In order to get variable dot sizes, the orifice doesn’t physically change. That may be why the inkjet companies specify picolitres over microns. I never got a straight answer from any of them at printing industry trade shows, though they would talk up the variability of paper, and other factors like humidity. Some of them didn’t like me using a printer’s loupe to view samples.
I’ve probably looked at too many targets, on too many different types of papers, from too many printing methods. When proofing, it’s often that “close enough” is the choice. Colour accuracy can be more important to some clients than edge definition. I have yet to see a good standardized test of inkjet printers, though perhaps I missed one recently?
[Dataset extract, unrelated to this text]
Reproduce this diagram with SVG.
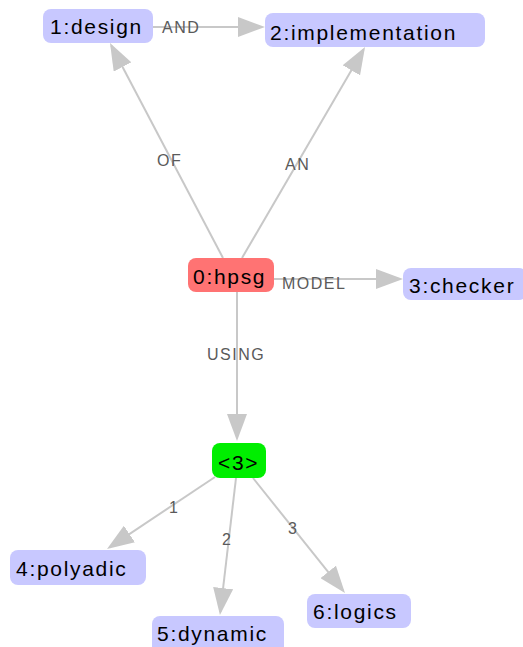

The size of the orifice on an inkjet printer doesn’t have all that much to do with the size of the droplet. But the situation is different in offset lithography. The plates — when used — have dots of certain sizes on them. But the size of that dot is larger on the paper because of mechanical action by the press on the ink after it gets there, in addition to some slight spreading after that. Dot gain is the ratio of the area on the paper over the area on the plate minus one. With inkjet, there’s no way to form the denominator in that equation.
I’ve not seen any tests of the image microstructure produced by various inkjet printers.